Tuning Spam Detection

Optimizing spam detection requires finding the righ balance of false negatives (spam messages incorrectly classified as legitimate mail) and false positives (legitimate messages incorrectly classified as spam). While most customers achieve an acceptable level of spam filtering from the default PureMessage configuration, ongoing tuning can optimize the spam catch-rate and minimize false positives.

PureMessage includes a large set of anti-spam rules used to identify message characteristics that indicate spam. Each rule has a positive or negative weight. When the policy script executes the "Spam probability" test, the set of anti-spam rules is tested against the message. When a message triggers an anti-spam rule, the weight is added to the message; the combined weights form the total score, which is converted to a percentage.

Within the PureMessage policy, actions are associated with a message's spam probability. These "thresholds" perform different actions based on the likelihood that the message is spam. For example, the default policy copies messages with a probability of 50% or greater to the quarantine; at the 20% threshold, the policy adds a custom header. Multiple thresholds and associated actions can be defined within your policy.

Tuning PureMessage can involve changing anti-spam rule weights, adding custom anti-spam rules, modifying policy rule thresholds, and populating lists for use by the policy (for example, whitelists and blacklists). These processes are described below.

Whitelisting

"Whitelists" are lists of senders and/or domains that are known to be legitimate sources of email. By default, email from whitelisted hosts and senders is delivered without being scanned for spam.

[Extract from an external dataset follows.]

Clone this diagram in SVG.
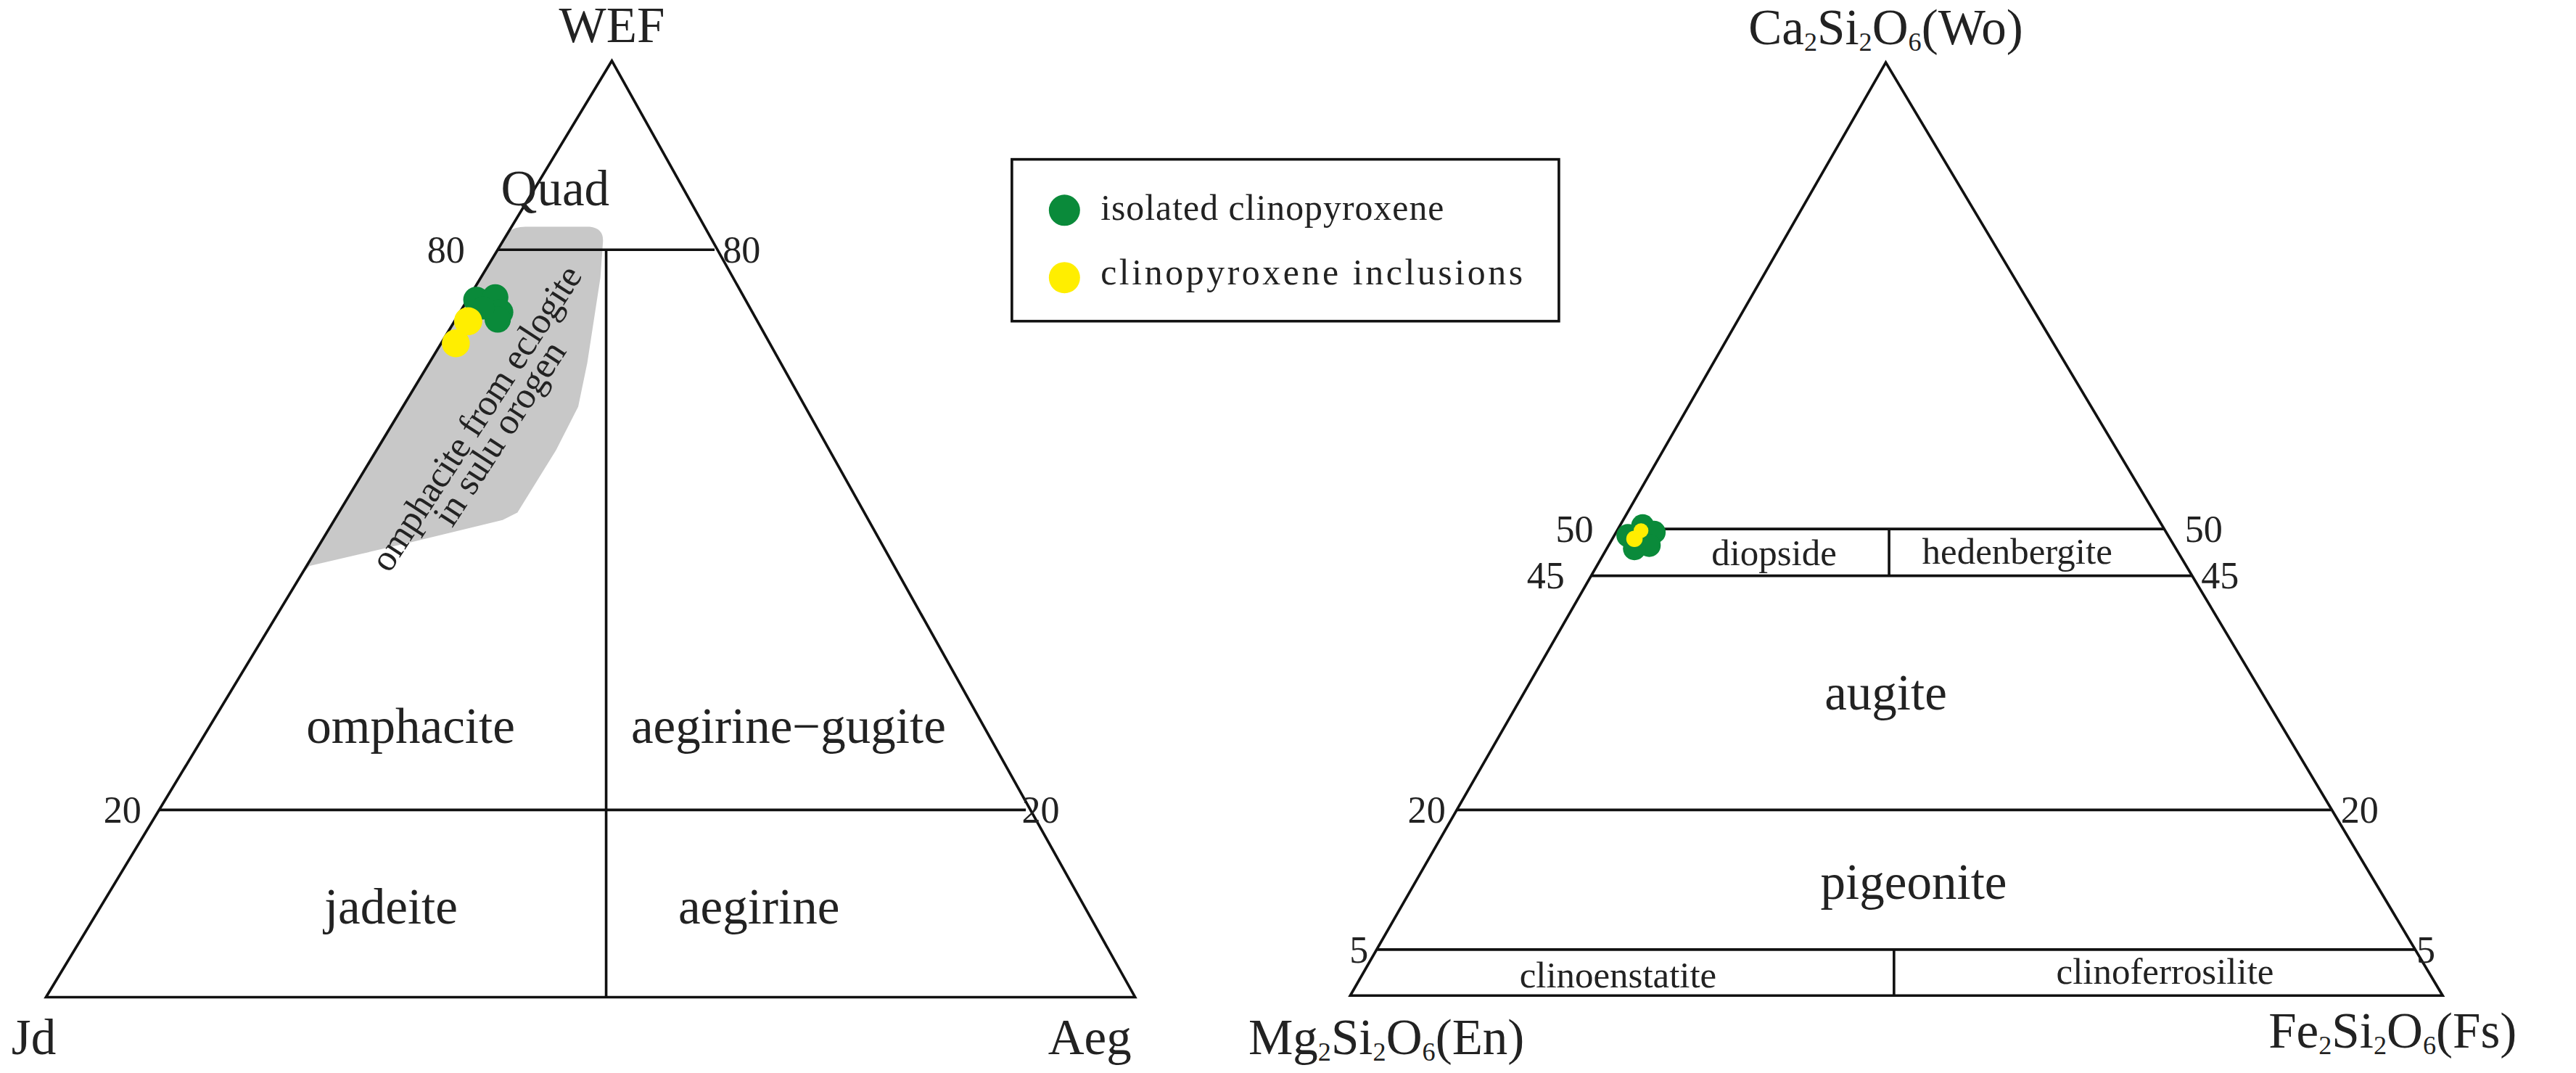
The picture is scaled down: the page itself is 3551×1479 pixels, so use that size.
<svg xmlns="http://www.w3.org/2000/svg" width="3551" height="1479" viewBox="0 0 3551 1479">
<style>
.ln{stroke:#111;stroke-width:3.2;fill:none}
text{font-family:"Liberation Serif","Times New Roman",serif;fill:#222}
.lb{font-size:61px;text-anchor:middle}
.sm{font-size:45px;text-anchor:middle}
.nm{font-size:46px}
.g{fill:#0a8a3a}
.y{fill:#ffee00}
</style>
<rect width="3551" height="1479" fill="#fff"/>
<g transform="scale(1.1322)">
<g id="left-diagram">
<path d="M620,282 Q626,276 640,276 L718,276 Q736,278 734,296 L731,338 L715,442 L704,495 L677,548 L630,624 L612,633 L501,660 L377,689 L362,706 Z" fill="#c8c8c8"/>
<g id="left-connectors">
<polygon class="ln" points="745,74 56,1214 1382,1214"/>
<line class="ln" x1="606" y1="304" x2="870" y2="304"/>
<line class="ln" x1="194" y1="986" x2="1249" y2="986"/>
<line class="ln" x1="738" y1="304" x2="738" y2="1214"/>
</g>
<text class="lb" x="745" y="51" font-size="64">WEF</text>
<text x="14" y="1283" font-size="61">Jd</text>
<text x="1276" y="1283" font-size="61">Aeg</text>
<text class="nm" x="566" y="320" text-anchor="end">80</text>
<text class="nm" x="880" y="320">80</text>
<text class="nm" x="172" y="1002" text-anchor="end">20</text>
<text class="nm" x="1244" y="1002">20</text>
<text class="lb" x="676" y="250">Quad</text>
<text class="lb" x="500" y="904">omphacite</text>
<text class="lb" x="960" y="904">aegirine−gugite</text>
<text class="lb" x="476" y="1124">jadeite</text>
<text class="lb" x="924" y="1124">aegirine</text>
<g transform="translate(592,517) rotate(-57)">
<text class="sm" x="0" y="0" textLength="433" lengthAdjust="spacing">omphacite from eclogite</text>
<text class="sm" x="0" y="34">in sulu orogen</text>
</g>
<g id="left-points">
<circle class="y" cx="570" cy="391" r="17"/><circle class="y" cx="555" cy="418" r="17"/>
<circle class="g" cx="580" cy="365" r="16"/><circle class="g" cx="603" cy="362" r="16"/><circle class="g" cx="609" cy="380" r="16"/><circle class="g" cx="606" cy="389" r="16"/><circle class="g" cx="588" cy="375" r="14"/>
<circle class="y" cx="570" cy="391" r="17"/>
</g>
</g>
<g id="legend">
<rect class="ln" x="1232" y="194" width="666" height="197"/>
<circle class="g" cx="1296" cy="256" r="19"/>
<circle class="y" cx="1296" cy="338" r="19"/>
<text x="1340" y="268" font-size="44" textLength="418" lengthAdjust="spacing">isolated clinopyroxene</text>
<text x="1340" y="346" font-size="44" textLength="514" lengthAdjust="spacing">clinopyroxene inclusions</text>
</g>
<g id="right-diagram">
<g id="right-connectors">
<polygon class="ln" points="2296,76 1644,1212 2974,1212"/>
<line class="ln" x1="1970" y1="644" x2="2635" y2="644"/>
<line class="ln" x1="1937" y1="701" x2="2669" y2="701"/>
<line class="ln" x1="1774" y1="986" x2="2838" y2="986"/>
<line class="ln" x1="1677" y1="1156" x2="2940" y2="1156"/>
<line class="ln" x1="2300" y1="644" x2="2300" y2="701"/>
<line class="ln" x1="2306" y1="1156" x2="2306" y2="1212"/>
</g>
<text class="lb" x="2296" y="54">Ca<tspan font-size="32" dy="8">2</tspan><tspan dy="-8">Si</tspan><tspan font-size="32" dy="8">2</tspan><tspan dy="-8">O</tspan><tspan font-size="32" dy="8">6</tspan><tspan dy="-8">(Wo)</tspan></text>
<text x="1520" y="1283" font-size="61">Mg<tspan font-size="32" dy="8">2</tspan><tspan dy="-8">Si</tspan><tspan font-size="32" dy="8">2</tspan><tspan dy="-8">O</tspan><tspan font-size="32" dy="8">6</tspan><tspan dy="-8">(En)</tspan></text>
<text x="2762" y="1275" font-size="61">Fe<tspan font-size="32" dy="8">2</tspan><tspan dy="-8">Si</tspan><tspan font-size="32" dy="8">2</tspan><tspan dy="-8">O</tspan><tspan font-size="32" dy="8">6</tspan><tspan dy="-8">(Fs)</tspan></text>
<text class="nm" x="1940" y="660" text-anchor="end">50</text>
<text class="nm" x="1905" y="716" text-anchor="end">45</text>
<text class="nm" x="2660" y="660">50</text>
<text class="nm" x="2680" y="716">45</text>
<text class="nm" x="1760" y="1002" text-anchor="end">20</text>
<text class="nm" x="2850" y="1002">20</text>
<text class="nm" x="1666" y="1172" text-anchor="end">5</text>
<text class="nm" x="2942" y="1172">5</text>
<text class="sm" x="2160" y="688">diopside</text>
<text class="sm" x="2456" y="686">hedenbergite</text>
<text class="lb" x="2296" y="864">augite</text>
<text class="lb" x="2330" y="1094">pigeonite</text>
<text class="sm" x="1970" y="1202">clinoenstatite</text>
<text class="sm" x="2636" y="1198">clinoferrosilite</text>
<g id="right-points">
<circle class="g" cx="1982" cy="652" r="14"/><circle class="g" cx="2000" cy="640" r="14"/><circle class="g" cx="2014" cy="648" r="14"/><circle class="g" cx="2008" cy="664" r="14"/><circle class="g" cx="1990" cy="668" r="14"/>
<circle class="y" cx="1990" cy="656" r="10"/><circle class="y" cx="1998" cy="646" r="9"/>
</g>
</g>
</g>
</svg>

See "Lists" in the Policy Configuration section of the Administrator's Reference for information about configuring whitelisted hosts and senders.

Blacklisting

"Blacklists" are lists of senders and/or domains that are known to be sources of illegitimate email. By default, email from blacklisted hosts and senders is quarantined without being scanned for spam. See "Lists" in the Policy Configuration section of the Administrator's Reference for information about configuring whitelisted hosts and senders.

Altering Anti-Spam Rules

PureMessage includes a large set of anti-spam rules designed to detect spam characteristics.

  • Changing Rule Weights and Probabilities: Only the weight and probability of default anti-spam rules can be changed. Rules can be viewed on the Anti-Spam Rules page of the PureMessage Manager, or using the pmx-spam command-line program. Existing rules can be disabled, or the weights can be altered. See "Adding and Configuring Rules" in the Policy Configuration section of the Administrator's Reference for more information.
  • Creating Custom ("Site") Anti-Spam Rules: Custom rules that use regular expressions to test for spam characteristics can be added on the Anti-Spam Rules page of the PureMessage Manager, or edit the site-specific anti-spam rule files. See re.rules for instructions on editing rules at the command line.

Adjusting Spam Thresholds

"Thresholds" apply actions to messages based on their spam probability. By default, PureMessage is optimized to detect spam at a 50% threshold. Quarantining or marking messages below this threshold significantly increases the number of false positives. It is recommended that administrators begin tuning filters with a threshold of 50% to 60% to best ensure that legitimate messages reach recipients and that spam messages are quarantined.